In primary/elementary years it is beneficial for the kids to write every day. But it is far better if there is a purpose to their writing. Christmas celebrations provide so many real purposes:
- Prepare a family newsletter (or at least write a paragraph to represent their own year)
- Write invites to Christmas party, write RSVP on any invites you have received
- Write poems or copy poems, sentimental sayings or scripture to put into cards
- Send cards/letters to cousins, and friends living out of town
- Write thank you letters to people who have served them during the year (tutors, co-op teachers, librarians)
- Write thank you letters/notes after receiving a gift
- Write menu cards, place setting cards for either the Family Dinner Table or the Celebration Dinner Table on Christmas Day (these can include personal verses and encouragement)

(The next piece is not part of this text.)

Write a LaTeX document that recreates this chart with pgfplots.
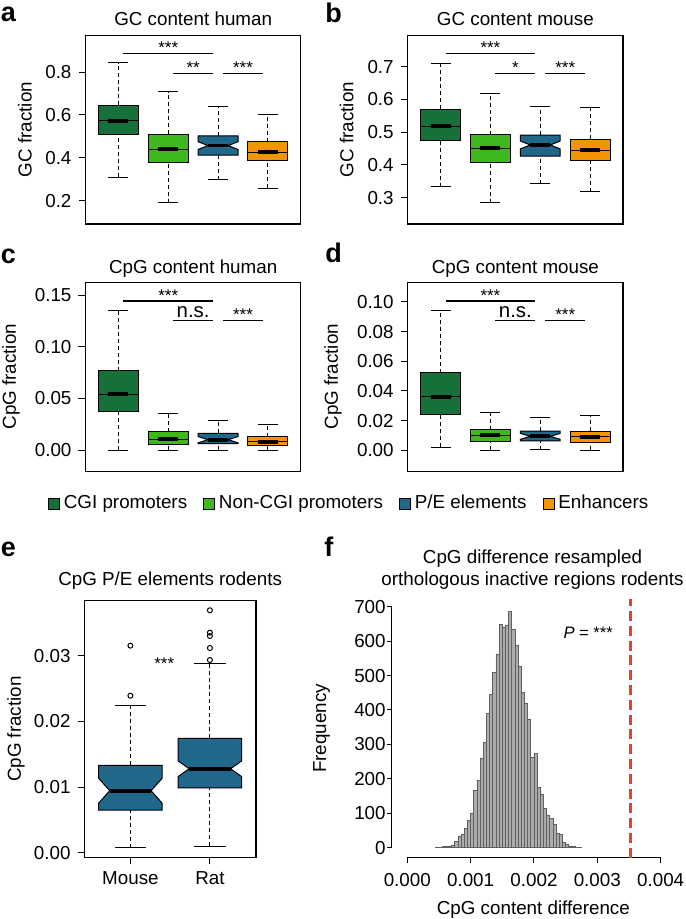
\documentclass[border=0pt]{standalone}
\usepackage{fontspec}
\setmainfont{Liberation Sans}
\usepackage{pgfplots}
\pgfplotsset{compat=1.18}
\definecolor{cgi}{RGB}{21,112,58}
\definecolor{ncgi}{RGB}{62,184,28}
\definecolor{pe}{RGB}{33,103,137}
\definecolor{enh}{RGB}{243,149,0}
\definecolor{hfill}{RGB}{172,172,172}
\definecolor{hedge}{RGB}{95,95,95}
\definecolor{redl}{RGB}{232,62,42}
\newcommand\fs{\fontsize{9.4}{11}\selectfont}
\newcommand\fst{\fontsize{8.5}{10}\selectfont}
\newcommand\fns{\fontsize{10.2}{12}\selectfont}
\newcommand\flet{\bfseries\fontsize{13.5}{15}\selectfont}
\pgfplotsset{
  rbox/.style={scale only axis, width=107.65pt, height=94.4pt, xmin=0.34, xmax=4.66,
    xtick=\empty, ytick pos=left, tick align=outside, major tick length=3.5pt,
    axis line style={line width=0.6pt}, tick style={black, line width=0.5pt},
    clip=false, tick label style={font=\fs}, label style={font=\fs},
    every axis title/.style={at={(0.5,1)},anchor=base,yshift=4.6pt,font=\fs},
    scaled y ticks=false, /pgf/number format/assume math mode=true},
  whisk/.style={black, line width=0.5pt, dash pattern=on 2pt off 1.5pt},
  capl/.style={black, line width=0.5pt},
  boxl/.style={draw=black, line width=0.5pt},
  medthin/.style={black, line width=0.5pt},
  medthick/.style={black, line width=1.9pt},
  sig/.style={black, line width=0.6pt},
}
% plain box: pos lo q1 med q3 hi color
\newcommand\boxP[7]{%
  \pgfmathsetmacro\bxL{#1-0.4}\pgfmathsetmacro\bxR{#1+0.4}%
  \pgfmathsetmacro\bxA{#1-0.2}\pgfmathsetmacro\bxB{#1+0.2}%
  \addplot[whisk] coordinates {(#1,#5) (#1,#6)};
  \addplot[whisk] coordinates {(#1,#2) (#1,#3)};
  \addplot[capl] coordinates {(\bxA,#6) (\bxB,#6)};
  \addplot[capl] coordinates {(\bxA,#2) (\bxB,#2)};
  \addplot[boxl, fill=#7] coordinates {(\bxL,#3) (\bxL,#5) (\bxR,#5) (\bxR,#3)} --cycle;
  \addplot[medthin] coordinates {(\bxL,#4) (\bxR,#4)};
  \addplot[medthick] coordinates {(\bxA,#4) (\bxB,#4)};
}
% notched box: pos lo q1 med q3 hi notch inset color
\newcommand\boxN[9]{%
  \pgfmathsetmacro\bxL{#1-0.4}\pgfmathsetmacro\bxR{#1+0.4}%
  \pgfmathsetmacro\bxA{#1-0.2}\pgfmathsetmacro\bxB{#1+0.2}%
  \pgfmathsetmacro\bxI{#1-#8}\pgfmathsetmacro\bxJ{#1+#8}%
  \pgfmathsetmacro\bxU{#4+#7}\pgfmathsetmacro\bxD{#4-#7}%
  \addplot[whisk] coordinates {(#1,#5) (#1,#6)};
  \addplot[whisk] coordinates {(#1,#2) (#1,#3)};
  \addplot[capl] coordinates {(\bxA,#6) (\bxB,#6)};
  \addplot[capl] coordinates {(\bxA,#2) (\bxB,#2)};
  \addplot[boxl, fill=#9] coordinates {(\bxL,#3) (\bxL,\bxD) (\bxI,#4) (\bxL,\bxU) (\bxL,#5) (\bxR,#5) (\bxR,\bxU) (\bxJ,#4) (\bxR,\bxD) (\bxR,#3)} --cycle;
  \addplot[medthick] coordinates {(\bxI,#4) (\bxJ,#4)};
}
\begin{document}
\begin{tikzpicture}
\useasboundingbox (0,0) rectangle (342.5pt,-459.5pt);
% panel letters
\node[anchor=base west, inner sep=0, font=\flet] at (0.3pt,-10.85pt) {a};
\node[anchor=base west, inner sep=0, font=\flet] at (162.5pt,-11.35pt) {b};
\node[anchor=base west, inner sep=0, font=\flet] at (0.2pt,-131.65pt) {c};
\node[anchor=base west, inner sep=0, font=\flet] at (162.5pt,-131.35pt) {d};
\node[anchor=base west, inner sep=0, font=\flet] at (0.2pt,-278.35pt) {e};
\node[anchor=base west, inner sep=0, font=\flet] at (162pt,-278.35pt) {f};

% ---------- a ----------
\begin{axis}[rbox, at={(42.75pt,-17.6pt)}, anchor=north west,
  ymin=0.0914, ymax=0.9716, ytick={0.2,0.4,0.6,0.8}, yticklabels={0.2,0.4,0.6,0.8},
  ylabel={GC fraction}, ylabel style={at={(axis description cs:-0.281,0.5)}, anchor=center},
  title={GC content human}]
\boxP{1}{0.310}{0.510}{0.572}{0.645}{0.842}{cgi}
\boxP{2}{0.190}{0.377}{0.441}{0.510}{0.708}{ncgi}
\boxN{3}{0.298}{0.412}{0.457}{0.502}{0.638}{0.018}{0.2}{pe}
\boxP{4}{0.258}{0.387}{0.427}{0.474}{0.604}{enh}
\addplot[sig] coordinates {(1.1,0.887) (2.9,0.887)};
\addplot[sig] coordinates {(2.1,0.794) (2.9,0.794)};
\addplot[sig] coordinates {(3.1,0.794) (3.9,0.794)};
\node[anchor=base, inner sep=0, font=\fst] at (axis cs:2,0.887) {***};
\node[anchor=base, inner sep=0, font=\fst] at (axis cs:2.5,0.794) {**};
\node[anchor=base, inner sep=0, font=\fst] at (axis cs:3.5,0.794) {***};
\end{axis}

% ---------- b ----------
\begin{axis}[rbox, at={(203.85pt,-17.6pt)}, anchor=north west,
  ymin=0.2197, ymax=0.7962, ytick={0.3,0.4,0.5,0.6,0.7}, yticklabels={0.3,0.4,0.5,0.6,0.7},
  ylabel={GC fraction}, ylabel style={at={(axis description cs:-0.283,0.5)}, anchor=center},
  title={GC content mouse}]
\boxP{1}{0.334}{0.474}{0.518}{0.570}{0.711}{cgi}
\boxP{2}{0.284}{0.408}{0.451}{0.492}{0.617}{ncgi}
\boxN{3}{0.343}{0.427}{0.461}{0.491}{0.579}{0.012}{0.2}{pe}
\boxP{4}{0.318}{0.414}{0.445}{0.479}{0.574}{enh}
\addplot[sig] coordinates {(1.1,0.741) (2.9,0.741)};
\addplot[sig] coordinates {(2.1,0.680) (2.9,0.680)};
\addplot[sig] coordinates {(3.1,0.680) (3.9,0.680)};
\node[anchor=base, inner sep=0, font=\fst] at (axis cs:2,0.741) {***};
\node[anchor=base, inner sep=0, font=\fst] at (axis cs:2.5,0.680) {*};
\node[anchor=base, inner sep=0, font=\fst] at (axis cs:3.5,0.680) {***};
\end{axis}

% ---------- c ----------
\begin{axis}[rbox, at={(42.75pt,-141.15pt)}, anchor=north west,
  ymin=-0.0204, ymax=0.1623, ytick={0,0.05,0.1,0.15}, yticklabels={0.00,0.05,0.10,0.15},
  ylabel={CpG fraction}, ylabel style={at={(axis description cs:-0.346,0.5)}, anchor=center},
  title={CpG content human}]
\boxP{1}{0.0}{0.0377}{0.0539}{0.0765}{0.1348}{cgi}
\boxP{2}{0.0}{0.0055}{0.0106}{0.0177}{0.0358}{ncgi}
\boxN{3}{0.0}{0.0061}{0.0100}{0.0161}{0.0287}{0.003}{0.2}{pe}
\boxP{4}{0.0}{0.0048}{0.0081}{0.0129}{0.0248}{enh}
\addplot[sig] coordinates {(1.1,0.1442) (2.9,0.1442)};
\addplot[sig] coordinates {(2.1,0.1251) (2.9,0.1251)};
\addplot[sig] coordinates {(3.1,0.1251) (3.9,0.1251)};
\node[anchor=base, inner sep=0, font=\fst] at (axis cs:2,0.1442) {***};
\node[anchor=base, inner sep=0, font=\fns, yshift=1.7pt] at (axis cs:2.5,0.1251) {n.s.};
\node[anchor=base, inner sep=0, font=\fst] at (axis cs:3.5,0.1251) {***};
\end{axis}

% ---------- d ----------
\begin{axis}[rbox, at={(203.85pt,-141.15pt)}, anchor=north west,
  ymin=-0.0140, ymax=0.1132, ytick={0,0.02,0.04,0.06,0.08,0.1}, yticklabels={0.00,0.02,0.04,0.06,0.08,0.10},
  ylabel={CpG fraction}, ylabel style={at={(axis description cs:-0.347,0.5)}, anchor=center},
  title={CpG content mouse}]
\boxP{1}{0.0020}{0.0243}{0.0361}{0.0521}{0.0941}{cgi}
\boxP{2}{0.0}{0.0061}{0.0101}{0.0139}{0.0258}{ncgi}
\boxN{3}{0.0005}{0.0063}{0.0094}{0.0130}{0.0222}{0.002}{0.2}{pe}
\boxP{4}{0.0}{0.0056}{0.0090}{0.0128}{0.0236}{enh}
\addplot[sig] coordinates {(1.1,0.1006) (2.9,0.1006)};
\addplot[sig] coordinates {(2.1,0.0874) (2.9,0.0874)};
\addplot[sig] coordinates {(3.1,0.0874) (3.9,0.0874)};
\node[anchor=base, inner sep=0, font=\fst] at (axis cs:2,0.1006) {***};
\node[anchor=base, inner sep=0, font=\fns, yshift=1.7pt] at (axis cs:2.5,0.0874) {n.s.};
\node[anchor=base, inner sep=0, font=\fst] at (axis cs:3.5,0.0874) {***};
\end{axis}

% ---------- legend ----------
\begin{axis}[at={(175.1pt,-251.8pt)}, anchor=center, scale only axis, width=10pt, height=10pt,
  hide axis, xmin=0, xmax=1, ymin=0, ymax=1, legend columns=4,
  legend style={draw=none, fill=none, at={(0.5,0.5)}, anchor=center, font=\fs, inner sep=0pt,
    /tikz/every even column/.append style={column sep=6pt}},
  legend image code/.code={\fill[#1] (0pt,-2.75pt) rectangle (5.5pt,2.75pt);}]
\addlegendimage{fill=cgi}
\addlegendimage{fill=ncgi}
\addlegendimage{fill=pe}
\addlegendimage{fill=enh}
\legend{CGI promoters, Non-CGI promoters, P/E elements, Enhancers}
\end{axis}

% ---------- e ----------
\begin{axis}[rbox, at={(42.15pt,-300.35pt)}, anchor=north west, width=85.85pt, height=128.5pt,
  xmin=0.42, xmax=2.58, xtick={1,2}, xticklabels={Mouse,Rat}, xtick pos=bottom, major tick length=3.35pt,
  ymin=-0.00076, ymax=0.03841, ytick={0,0.01,0.02,0.03}, yticklabels={0.00,0.01,0.02,0.03},
  ylabel={CpG fraction}, ylabel style={at={(axis description cs:-0.398,0.5)}, anchor=center},
  every axis title/.style={at={(0.5,1)},anchor=base,yshift=7.85pt,font=\fs},
  title={CpG P/E elements rodents}]
\boxN{1}{0.00076}{0.00651}{0.00945}{0.01332}{0.0224}{0.0019}{0.26}{pe}
\boxN{2}{0.00102}{0.0099}{0.0128}{0.01744}{0.02887}{0.0012}{0.26}{pe}
\addplot[only marks, mark=o, mark size=1.25pt, mark options={line width=0.5pt, black}] coordinates {(1,0.03156) (1,0.02393) (2,0.03695) (2,0.03354) (2,0.03303) (2,0.0312) (2,0.02937)};
\node[anchor=base, inner sep=0, font=\fst] at (axis cs:1.426,0.0280) {***};
\end{axis}

% ---------- f ----------
\begin{axis}[at={(195.85pt,-299.55pt)}, anchor=north west, scale only axis, width=140.8pt, height=129.3pt,
  xmin=-0.000246, xmax=0.0042, ymin=-29, ymax=722, clip=false,
  axis line style={draw=none}, tick align=outside, major tick length=2.5pt,
  tick style={black, line width=0.5pt}, xtick pos=bottom, ytick pos=left,
  scaled x ticks=false, scaled y ticks=false,
  xtick={0,0.001,0.002,0.003,0.004}, xticklabels={0.000,0.001,0.002,0.003,0.004},
  ytick={0,100,200,300,400,500,600,700}, yticklabels={0,100,200,300,400,500,600,700},
  tick label style={font=\fs}, label style={font=\fs},
  xticklabel style={yshift=-2pt}, yticklabel style={xshift=3pt},
  ylabel={Frequency}, ylabel style={at={(axis description cs:-0.2486,0.5)}, anchor=center},
  xlabel={CpG content difference}, xlabel style={at={(axis description cs:0.503,-0.2177)}, anchor=base},
  /pgf/number format/assume math mode=true]
\addplot[ybar interval, fill=hfill, draw=hedge, line width=0.4pt] coordinates {
(0.00045,1) (0.0005,2) (0.00055,3) (0.0006,4) (0.00065,5) (0.0007,8) (0.00075,18) (0.0008,33)
(0.00085,39) (0.0009,56) (0.00095,78) (0.001,100) (0.00105,166) (0.0011,196) (0.00115,259)
(0.0012,305) (0.00125,389) (0.0013,445) (0.00135,510) (0.0014,560) (0.00145,649) (0.0015,641)
(0.00155,645) (0.0016,687) (0.00165,634) (0.0017,588) (0.00175,528) (0.0018,452) (0.00185,420)
(0.0019,372) (0.00195,263) (0.002,273) (0.00205,175) (0.0021,155) (0.00215,115) (0.0022,95)
(0.00225,84) (0.0023,69) (0.00235,42) (0.0024,39) (0.00245,14) (0.0025,11) (0.00255,4)
(0.0026,4) (0.00265,2) (0.0027,1) (0.00275,0)};
\addplot[black, line width=0.5pt] coordinates {(-0.000246,0) (-0.000246,700)};
\addplot[black, line width=0.5pt] coordinates {(0,-29) (0.004,-29)};
\addplot[redl, line width=1.5pt, dash pattern=on 5pt off 2.4pt] coordinates {(0.00353,-29) (0.00353,722)};
\node[anchor=base west, inner sep=0, font=\fontsize{8.3}{10}\selectfont] at (axis cs:0.00246,608) {\textit{P} = ***};
\node[anchor=base, inner sep=0, font=\fs] at (axis description cs:0.5,1) [yshift=17.9pt] {CpG difference resampled};
\node[anchor=base, inner sep=0, font=\fs] at (axis description cs:0.5,1) [yshift=7.05pt] {orthologous inactive regions rodents};
\end{axis}
\end{tikzpicture}
\end{document}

- Create e-cards to send to friends and family
- Scrapbook your family Christmas celebrations – including journaling
- Write a poem or drama to perform at a family or church gathering
- Write a song
- Create vouchers as gifts
- Write shopping lists, or to do lists, as each child gets ready for Christmas
- Journal / Notebook after Family Devotion time
- Prepare a devotional to share with the family
- Journal / Notebook after a Read Aloud time
My homeschool goals where always written with family seasons in mind. The months of December was put aside for preparing for Christmas which included Bible study and read alouds (reading, listening, speaking, thinking), gift making (art and technology), cooking and decorating (home ec), and volunteering (charity). Learning was still happening at the level each child needed – it was just shaped by what we were doing as a family.